Había que ver la cara de satisfacción y encanto que en esos momentos tenía Martín. Tanta era la dicha que lo embargaba que sus ojos parecían normales de tamaño. Por sentirse tan contento fue que se tomó el atrevimiento de sentarse en la silla giratoria del maestro y dar una vuelta completa.
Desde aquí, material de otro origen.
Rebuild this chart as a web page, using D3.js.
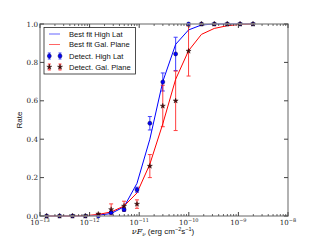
<!DOCTYPE html>
<html>
<head>
<script src="https://cdn.jsdelivr.net/npm/d3@7/dist/d3.min.js"></script>
</head>
<body style='margin: 0;padding: 0;background: white'>
<div id="chart"></div>
<script>

// flux bins (erg cm^-2 s^-1)
const flux = [1.36e-13, 2.48e-13, 4.52e-13, 8.22e-13, 1.50e-12, 2.72e-12, 4.95e-12, 9.02e-12,
              1.64e-11, 2.99e-11, 5.43e-11, 9.89e-11, 1.80e-10, 3.27e-10, 5.96e-10, 1.08e-9, 1.97e-9]

const highLatFit = [0, 0, 0, 0.001, 0.004, 0.013, 0.048, 0.17, 0.40, 0.70, 0.894, 0.969, 0.995, 1, 1, 1, 1]
const galFit     = [0, 0, 0, 0.002, 0.008, 0.021, 0.052, 0.12, 0.27, 0.48, 0.712, 0.861, 0.946, 0.977, 0.991, 0.998, 1]

const highLatRate = [0, 0, 0, 0, 0, 0.017, 0.033, 0.137, 0.483, 0.698, 0.844, 1, 1, 1, 1, 1, 1]
const highLatErr  = [0, 0, 0, 0, 0, 0.005, 0.008, 0.013, 0.035, 0.047, 0.087, 0, 0, 0, 0, 0, 0]
const galRate = [0, 0, 0, 0, 0.01, 0.034, 0.052, 0.062, 0.26, 0.573, 0.60, 0.859, 1, 1, 1, 1, 1]
const galErr  = [0, 0, 0, 0, 0.004, 0.029, 0.025, 0.022, 0.06, 0.108, 0.155, 0.13, 0, 0, 0, 0, 0]

const yTicks = [0, 0.2, 0.4, 0.6, 0.8, 1.0]
const xTicks = [1e-13, 1e-12, 1e-11, 1e-10, 1e-9, 1e-8]
const xTickExp = ['−13', '−12', '−11', '−10', '−9', '−8']

const legendLabels = ['Best fit High Lat', 'Best fit Gal. Plane', 'Detect. High Lat', 'Detect. Gal. Plane']

const W = 320, H = 240
const pLeft = 40, pRight = 288, pTop = 24, pBottom = 216
const serif = "'DejaVu Serif', 'Liberation Serif', serif"
const sans = "'Liberation Sans', Arial, sans-serif"
const blue = '#0000ff', red = '#ff0000'

const svg = d3.select('#chart').append('svg').attr('width', W).attr('height', H)

const x = d3.scaleLog().domain([1e-13, 1e-8]).range([pLeft, pRight])
const y = d3.scaleLinear().domain([0, 1]).range([pBottom, pTop])

// fit lines
const line = d3.line().x((d, i) => x(flux[i])).y(d => y(d))
svg.append('path').attr('d', line(highLatFit)).attr('fill', 'none').attr('stroke', blue).attr('stroke-width', 1)
svg.append('path').attr('d', line(galFit)).attr('fill', 'none').attr('stroke', red).attr('stroke-width', 1)

// error bars
function errBars(rate, err, col) {
  const g = svg.append('g').attr('stroke', col).attr('stroke-width', 1).attr('opacity', 0.75)
  rate.forEach((r, i) => {
    if (err[i] <= 0) return
    const cx = x(flux[i])
    g.append('line').attr('x1', cx).attr('x2', cx).attr('y1', y(r - err[i])).attr('y2', y(r + err[i]))
    g.append('line').attr('x1', cx - 2).attr('x2', cx + 2).attr('y1', y(r - err[i])).attr('y2', y(r - err[i]))
    g.append('line').attr('x1', cx - 2).attr('x2', cx + 2).attr('y1', y(r + err[i])).attr('y2', y(r + err[i]))
  })
}
errBars(highLatRate, highLatErr, blue)
errBars(galRate, galErr, red)

const star = d3.symbol().type(d3.symbolStar).size(8)

svg.selectAll('.bdot').data(highLatRate).enter().append('circle')
  .attr('cx', (d, i) => x(flux[i])).attr('cy', d => y(d)).attr('r', 2)
  .attr('fill', blue).attr('stroke', '#000044').attr('stroke-width', 0.5)

svg.selectAll('.rstar').data(galRate).enter().append('path')
  .attr('d', star)
  .attr('transform', (d, i) => 'translate(' + x(flux[i]) + ',' + y(d) + ')')
  .attr('fill', '#4a0c0c').attr('stroke', '#1a0000').attr('stroke-width', 0.4)

// frame
svg.append('rect').attr('x', pLeft).attr('y', pTop).attr('width', pRight - pLeft).attr('height', pBottom - pTop)
  .attr('fill', 'none').attr('stroke', '#999999').attr('stroke-width', 1.5)

// y ticks
yTicks.forEach(t => {
  svg.append('line').attr('x1', pLeft).attr('x2', pLeft + 4).attr('y1', y(t)).attr('y2', y(t)).attr('stroke', '#444')
  svg.append('line').attr('x1', pRight - 4).attr('x2', pRight).attr('y1', y(t)).attr('y2', y(t)).attr('stroke', '#444')
  svg.append('text').text(t.toFixed(1)).attr('x', pLeft - 2).attr('y', y(t) + 2.5)
    .attr('text-anchor', 'end').attr('font-family', serif).attr('font-size', 7.2).attr('fill', '#222')
})

// x ticks, major and minor
xTicks.forEach((t, k) => {
  [pBottom, pTop].forEach(b => {
    const s = b == pBottom ? -1 : 1
    svg.append('line').attr('x1', x(t)).attr('x2', x(t)).attr('y1', b).attr('y2', b + s * 4).attr('stroke', '#444')
    if (k < xTicks.length - 1) {
      for (let m = 2; m <= 9; m++) {
        const xm = x(t * m)
        svg.append('line').attr('x1', xm).attr('x2', xm).attr('y1', b).attr('y2', b + s * 2).attr('stroke', '#444').attr('stroke-width', 0.8)
      }
    }
  })
  const lab = svg.append('text').attr('x', x(t)).attr('y', pBottom + 9)
    .attr('text-anchor', 'middle').attr('font-family', serif).attr('font-size', 7).attr('fill', '#222')
  lab.append('tspan').text('10')
  lab.append('tspan').text(xTickExp[k]).attr('font-size', 5).attr('dy', -3)
})

// axis labels
svg.append('text').text('Rate').attr('transform', 'translate(22,120) rotate(-90)')
  .attr('text-anchor', 'middle').attr('font-family', sans).attr('font-size', 8).attr('fill', '#111')

const xl = svg.append('text').attr('x', 163).attr('y', 234).attr('text-anchor', 'middle')
  .attr('font-family', sans).attr('font-size', 8).attr('fill', '#111')
xl.append('tspan').text('νF').attr('font-family', serif).attr('font-style', 'italic')
xl.append('tspan').text('ν').attr('font-family', serif).attr('font-style', 'italic').attr('font-size', 5.5).attr('dy', 1.5)
xl.append('tspan').text(' (erg cm').attr('dy', -1.5)
xl.append('tspan').text('−2').attr('font-size', 5.5).attr('dy', -3)
xl.append('tspan').text('s').attr('dy', 3)
xl.append('tspan').text('−1').attr('font-size', 5.5).attr('dy', -3)
xl.append('tspan').text(')').attr('dy', 3)

// legend
const lg = svg.append('g')
lg.append('rect').attr('x', 44).attr('y', 27.5).attr('width', 91.5).attr('height', 46.5)
  .attr('fill', 'white').attr('stroke', '#222').attr('stroke-width', 0.8)
const rowY = [34, 44.5, 56, 67]
legendLabels.forEach((l, i) => {
  lg.append('text').text(l).attr('x', 69).attr('y', rowY[i] + 2.7)
    .attr('font-family', sans).attr('font-size', 7.6).attr('fill', '#111')
})
lg.append('line').attr('x1', 49).attr('x2', 60).attr('y1', rowY[0]).attr('y2', rowY[0]).attr('stroke', blue).attr('opacity', 0.6)
lg.append('line').attr('x1', 49).attr('x2', 60).attr('y1', rowY[1]).attr('y2', rowY[1]).attr('stroke', red).attr('opacity', 0.6)
;[49.3, 60].forEach(px => {
  [[rowY[2], blue], [rowY[3], red]].forEach(([py, col]) => {
    lg.append('line').attr('x1', px).attr('x2', px).attr('y1', py - 3).attr('y2', py + 3).attr('stroke', col).attr('opacity', 0.75)
    lg.append('line').attr('x1', px - 1.5).attr('x2', px + 1.5).attr('y1', py - 3).attr('y2', py - 3).attr('stroke', col).attr('opacity', 0.75)
    lg.append('line').attr('x1', px - 1.5).attr('x2', px + 1.5).attr('y1', py + 3).attr('y2', py + 3).attr('stroke', col).attr('opacity', 0.75)
  })
  lg.append('circle').attr('cx', px).attr('cy', rowY[2]).attr('r', 2).attr('fill', blue).attr('stroke', '#000044').attr('stroke-width', 0.5)
  lg.append('path').attr('d', star).attr('transform', 'translate(' + px + ',' + rowY[3] + ')')
    .attr('fill', '#4a0c0c').attr('stroke', '#1a0000').attr('stroke-width', 0.4)
})

</script>
</body>
</html>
Instantes después Maria lo llevó a la habitación donde ella escribía sus poemas. Allí también había una biblioteca, aunque más pequeña, de libros escritos tanto en sueco como en danés. Sobre el bien ordenado escritorio reposaban un vaso de agua y una hoja de papel que contenía el borrador de un poema en prosa. Un arrume de por lo menos doscientas fotografías en blanco y negro se levantaba sobre un pedestal de madera, pintado de blanco, en uno de los rincones de la habitación. Sobre las fotografías estaba puesta, u olvidada, la llave de la pieza número cuatro del hotel Mauritania de la ciudad de Agadir. Martín escudriñaba la llave cuando Selma entró y en voz baja empezó a platicar con su Maria. El joven, por su parte, se dio a la tarea de mirar el arrume de fotos. Encontró retratos de diferentes épocas tomados en las más diversos lugares del mundo: Londres, Oran, Copenhague, Biskra, París, Estocolmo& Imágenes de la pareja sola o acompañada de escritores y amigos. Eran tantas las emociones recibidas que Martín llegó a sentir que estaba soñando. No era posible que sólo en un par de horas sucedieran cosas tan maravillosas. Miraba con embeleso las fotografías y le costaba pensar que se hallaba en casa de unos de los miembros más populares de la Academia Sueca y de quien había sido, y aún en su vejez lo era, una de las mujeres más hermosas de la tierra. De pronto encontró refundida entre ese arrume de paisajes y rostros una fina servilleta de papel rosado, con membrete de un restaurante parisino. En dicha servilleta estaba escrito en inglés y con fina caligrafía unas líneas que al interpretarlas lo dejaron estupefacto:

Querida Maria:
Cuando te sientas sola llámame
aunque tú sabes que no tengo teléfono.

Con todo mi corazón,
Pablo Neruda

Se le ocurrió, en medio de la euforia, que esas líneas líricas deberían ser aprendidas de memoria para abrir con ella corazones. Sin lugar a dudas, eran más efectivas que el poema Farewell con el cual, muchos años atrás, había intentado conquistar a Lucha. En esos instantes apareció Artur reconfortado y sonriente. La siesta había borrado de sus ojos la huella del cansancio y la nostalgia. Pero al segundo Selma se acordó de que María Wine le había advertido que la visita no debería tomar mucho tiempo, pues el poeta tenía que evitar las fatigas. Así que al verlo en el umbral de la puerta, sin ambages, expresó:
-Maestro, estábamos esperando que despertaras para despedirnos.
(Tomado de la novela inédita de Víctor Rojas, Las fronteras del olvido).


Víctor Rojas, nació en Bogotá, Colombia. Narrador, poeta, editor y traductor. Reside en Suecia y es integrante de la redacción cultural de Liberación.
Entre sus libros están Un grito en la tierra (ensayos) y Los suicidas no van al cielo (cuentos).